Граф Ф.В. Ростопчин в те дни писал:
«Неприятель уже занял Минск, Могилев и Витебск. Страх распространился по Москве».
А вот мнение русского офицера Ф.Н. Глинки:
«Отступление армий наших продолжалось далее и далее. Все пространство между Вязьмой и Гжатском отдано неприятелю, который час от часу становился дерзостнее и наступал сильнее. Все окрестное дворянство, оставляя поместья свои, удалялось большею частью в замосковные губернии <…> Ужас предшествовал неприятелю; опустошение сопровождало его <…> С горьким, неизъяснимым чувством прискорбия солдаты наши видели землю русскую, объятую пламенем; видели храмы божии разрушаемые, иконы и алтари обесчещенные и веру отцов своих поруганную. С горестью видели они себя принужденными уступать хищному неприятелю села, города и целые области. Они разделили скорбь, повсюду распространявшуюся; они видели и слезы сограждан своих <…> Обе армии одушевлены, преисполнены были единым желанием – желанием стать твердою ногою на одном месте и, выдержав решительный бой, умереть или спасти Отечество. Есть случаи, в которых люди охотно жертвуют своею жизнью! Жертва эта тем важнее и благороднее, чем более клонится к пользе и спасению сограждан. Так и во время отступления армии каждый воин желал лучше умереть, нежели заслужить укорительное нарекание потомства».

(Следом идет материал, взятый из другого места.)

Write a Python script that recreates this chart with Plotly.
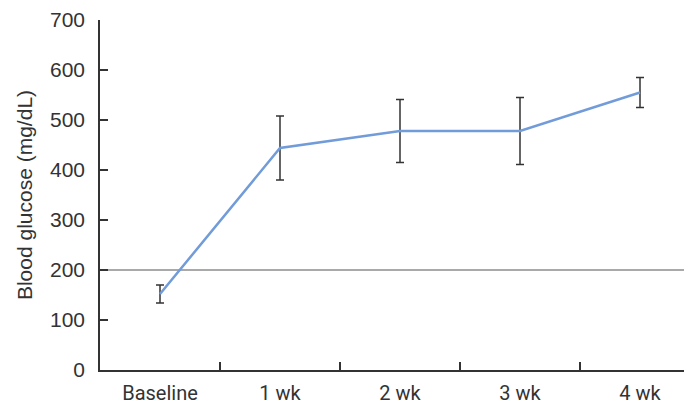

Благородная жертва… Лучше умереть… Но такие рассуждения были простительны для обычного солдата или офицера. Барклай же, несший на себе груз ответственности за главную русскую армию, облеченный особым доверием императора и как военный министр знавший о состоянии и расположении резервов, позволить себе подобного не мог. И представить себе невозможно, как же тяжело приходилось ему в те драматические для России дни…
* * *А тем временем П.И. Багратион написал императору:
«Дерзаю надеяться на беспредельное милосердие твое, что безуспешность в делах наших не будет причтена в вину мне, из уважения на положение мое, не представляющее вовсе ни средств, ни возможностей действовать мне инако, как согласуя по всем распоряжениям военного министра, который со стороны своей уклоняется вовсе следовать в чем-либо моим мнениям и предложениям».
Таким образом, «вулканический» князь сразу же расставил все точки над «i»: он отказывался признавать свою ответственность за происходившее, виня во всем Барклая.
При этом самого Михаила Богдановича он заверял:
«Я на все согласен, что угодно Вашему Высокопревосходительству делать для лучшего устройства наших сил и для отражения неприятеля, и теперь при сем повторяю вам, что мое желание сходственно вашим намерениям».